### [Entries shown]
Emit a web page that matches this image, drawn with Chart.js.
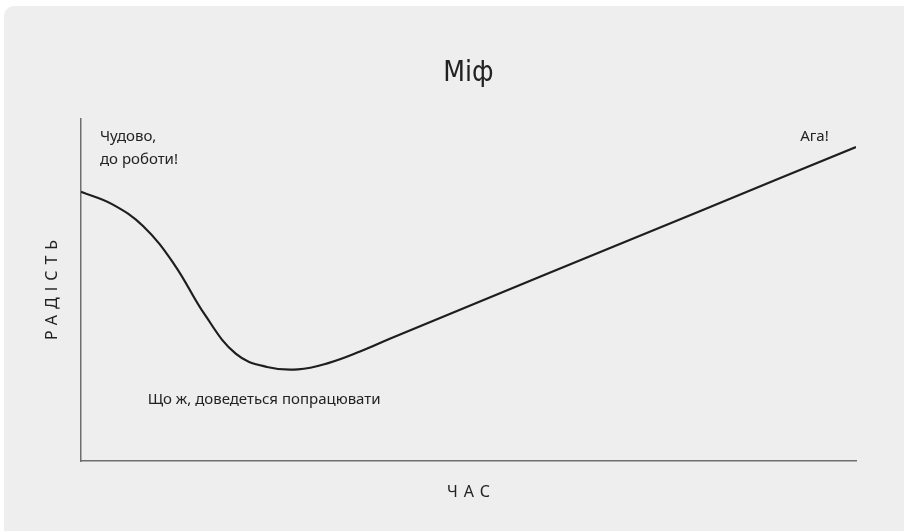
<!DOCTYPE html>
<html>
<head>
<meta charset="utf-8">
<script src="https://cdn.jsdelivr.net/npm/chart.js"></script>
<style>
  html, body { margin: 0; padding: 0; background: #ffffff; }
  #card {
    position: absolute; left: 4px; top: 6px;
    width: 900px; height: 525px;
    background: #eeeeee;
    border-top-left-radius: 10px;
  }
</style>
</head>
<body>
<div id="card"><canvas id="myth" width="900" height="525"></canvas></div>
<script>
// Curve samples (time 0..100, joy 0..100)
const timeValues = [0, 4, 8, 12, 16, 20, 24, 28, 32, 36, 40, 60, 80, 100];
const joyValues = [78.7, 75.1, 68.7, 57.6, 42.7, 31.3, 27.5, 26.8, 28.7, 32.0, 35.9, 54.6, 73.2, 91.8];

const chartTitle = 'Міф';
const xTitle = 'ЧАС';
const yTitle = 'РАДІСТЬ';

// Text notes placed in data units (baseline of first line)
const notes = [
  { x: 2.45, y: 93.6, lines: ['Чудово,', 'до роботи!'] },
  { x: 92.8, y: 93.6, lines: ['Ага!'] },
  { x: 8.6, y: 16.7, lines: ['Що ж, доведеться попрацювати'] }
];

const FONT = '"Noto Sans", "Open Sans", sans-serif';
const INK = '#222222';

const textPlugin = {
  id: 'mythText',
  afterDraw(chart) {
    const { ctx, chartArea, scales } = chart;
    const midX = (chartArea.left + chartArea.right) / 2;
    ctx.save();
    ctx.fillStyle = INK;
    ctx.textBaseline = 'alphabetic';

    // title
    ctx.font = '28px "DejaVu Sans Condensed", "Liberation Sans Narrow", ' + FONT;
    ctx.textAlign = 'center';
    ctx.fillText(chartTitle, midX, 75);

    // notes
    ctx.font = '15px ' + FONT;
    ctx.textAlign = 'left';
    notes.forEach(n => {
      const px = scales.x.getPixelForValue(n.x);
      const py = scales.y.getPixelForValue(n.y);
      n.lines.forEach((line, i) => ctx.fillText(line, px, py + i * 23));
    });

    // axis titles with letter spacing
    ctx.font = '16px ' + FONT;
    ctx.letterSpacing = '6px';
    ctx.textAlign = 'center';
    ctx.textBaseline = 'middle';
    ctx.fillText(xTitle, midX + 3, chartArea.bottom + 31);

    ctx.translate(chartArea.left - 29, 284);
    ctx.rotate(-Math.PI / 2);
    ctx.fillText(yTitle, 3, 0);
    ctx.restore();
  }
};

new Chart(document.getElementById('myth'), {
  type: 'line',
  data: {
    datasets: [{
      data: timeValues.map((t, i) => ({ x: t, y: joyValues[i] })),
      borderColor: '#1e1e1e',
      borderWidth: 2.2,
      pointRadius: 0,
      tension: 0.4,
      fill: false
    }]
  },
  options: {
    responsive: false,
    animation: false,
    layout: { padding: { left: 69, top: 113, right: 48, bottom: 62 } },
    plugins: {
      legend: { display: false },
      title: { display: false },
      tooltip: { enabled: false }
    },
    scales: {
      x: {
        type: 'linear', min: 0, max: 100,
        grid: { display: false },
        ticks: { display: false },
        border: { display: true, color: '#6e6e6e', width: 1.5 }
      },
      y: {
        min: 0, max: 100,
        grid: { display: false },
        ticks: { display: false },
        border: { display: true, color: '#6e6e6e', width: 1.5 }
      }
    }
  },
  plugins: [textPlugin]
});
</script>
</body>
</html>
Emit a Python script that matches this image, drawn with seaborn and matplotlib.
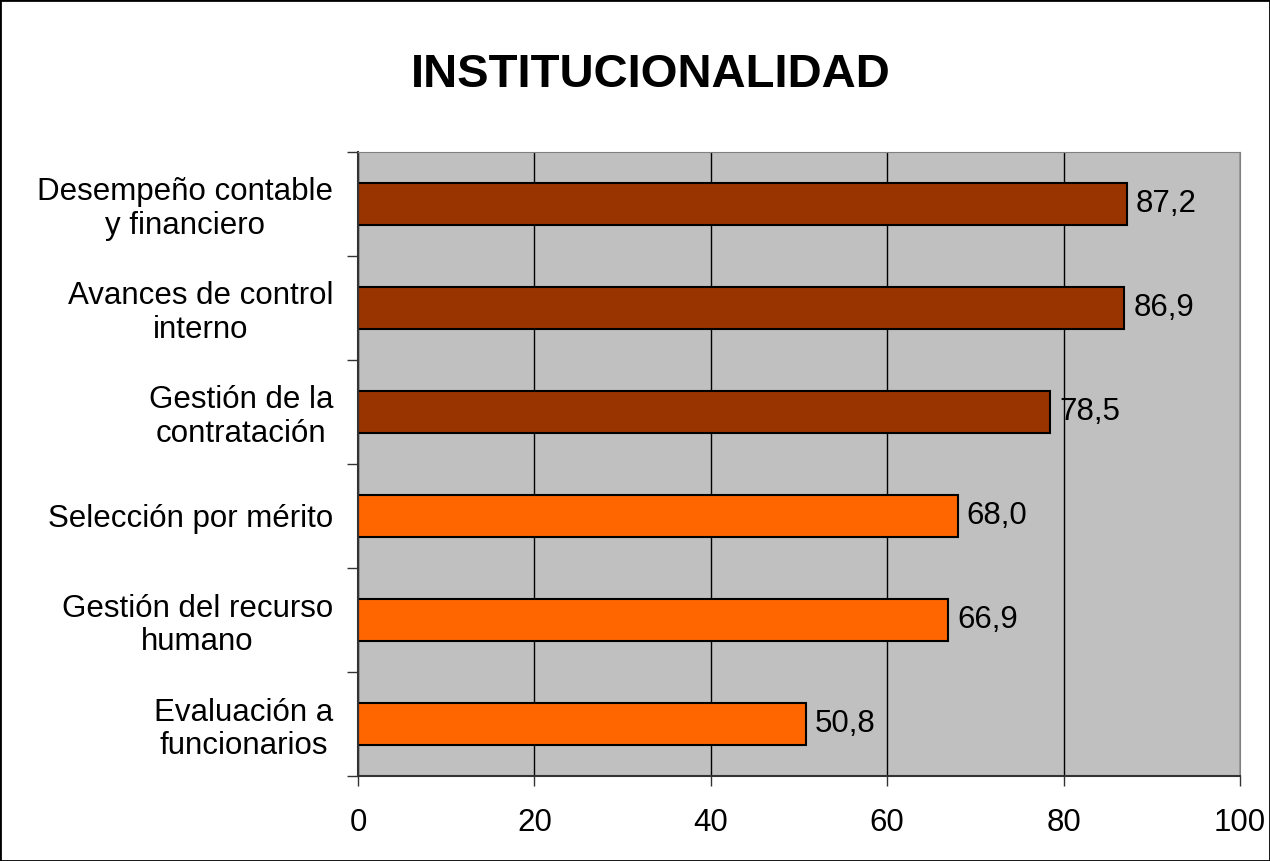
import matplotlib.pyplot as plt
import seaborn as sns
import pandas as pd

categories = ["Desempeño contable\ny financiero", "Avances de control\ninterno",
              "Gestión de la\ncontratación", "Selección por mérito",
              "Gestión del recurso\nhumano", "Evaluación a\nfuncionarios"]
values = [87.2, 86.9, 78.5, 68.0, 66.9, 50.8]
groups = ["a", "a", "a", "b", "b", "b"]
palette = {"a": "#993300", "b": "#FF6600"}

df = pd.DataFrame({"cat": categories, "val": values, "grp": groups})

sns.set_style("white")
plt.rcParams['font.family'] = ['Liberation Sans', 'DejaVu Sans']
plt.rcParams['text.color'] = 'black'
plt.rcParams['xtick.color'] = 'black'
plt.rcParams['ytick.color'] = 'black'
plt.rcParams['xtick.bottom'] = True
plt.rcParams['ytick.left'] = True

fig = plt.figure(figsize=(12.7, 8.61), dpi=100)
ax = fig.add_axes([0.2819, 0.0987, 0.6945, 0.7248])
ax.set_facecolor("#C0C0C0")

sns.barplot(data=df, x="val", y="cat", hue="grp", palette=palette, dodge=False,
            legend=False, width=0.41, saturation=1, edgecolor="black",
            linewidth=1.5, ax=ax)

ax.set_xlim(0, 100)
ax.set_ylim(5.5, -0.5)
ax.set_xticks([0, 20, 40, 60, 80, 100])
ax.xaxis.grid(True, color="black", linewidth=1)
ax.set_axisbelow(True)

# ticks on category boundaries, labels at centres
ax.set_yticks([i - 0.5 for i in range(7)], minor=True)
ax.tick_params(axis="y", which="major", length=0, pad=18, labelsize=22.5)
ax.tick_params(axis="y", which="minor", length=8, width=1, color="#333333")
ax.tick_params(axis="x", length=7, width=1, color="#333333", pad=16, labelsize=22.5)
for lab in ax.get_yticklabels():
    lab.set_multialignment("center")
    lab.set_linespacing(1.15)

for s in ["top", "right"]:
    ax.spines[s].set_color("#808080")
for s in ["left", "bottom"]:
    ax.spines[s].set_color("#333333")
    ax.spines[s].set_linewidth(1.5)

for i, v in enumerate(values):
    ax.text(v + 1, i, f"{v:.1f}".replace(".", ","), va="center", ha="left", fontsize=22.5)

ax.set_xlabel("")
ax.set_ylabel("")
fig.text(0.5126, 0.913, "INSTITUCIONALIDAD", ha="center", va="center",
         fontsize=34, fontweight="bold")

fig.patches.append(plt.Rectangle((0, 0), 1, 1, transform=fig.transFigure,
                                 fill=False, edgecolor="black", linewidth=2))

fig.savefig("out.png", dpi=100)
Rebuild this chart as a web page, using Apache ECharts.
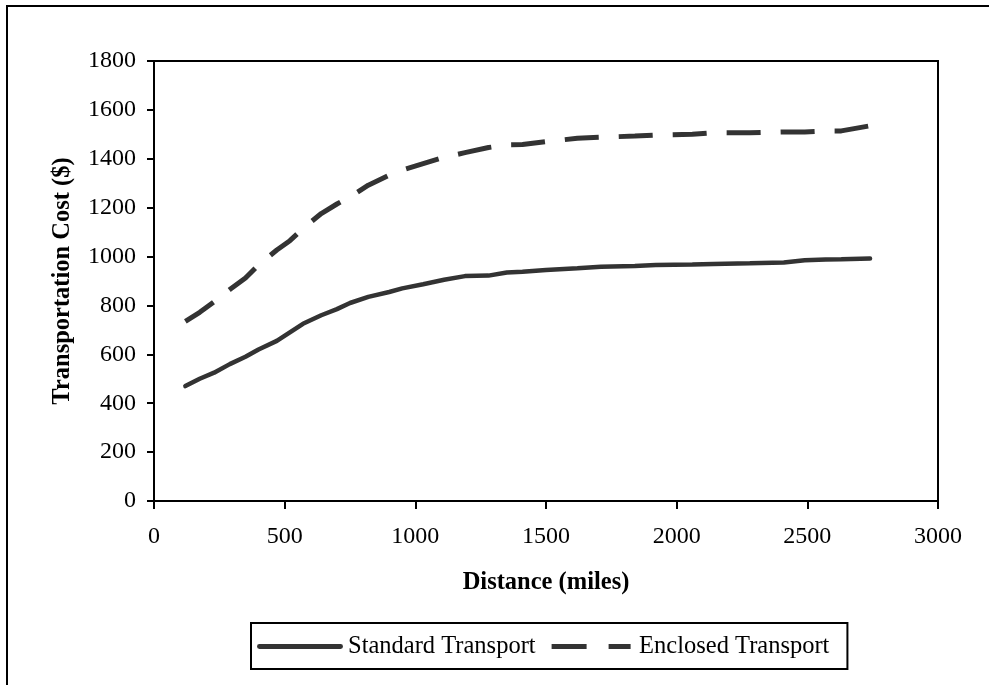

### [What to produce]
Collect every line with the string "that" from the records, and copy each.

### [Task solution]
Emit a web page that matches this image, drawn with Chart.js.
Emit a Python script that matches this image, drawn with seaborn and matplotlib.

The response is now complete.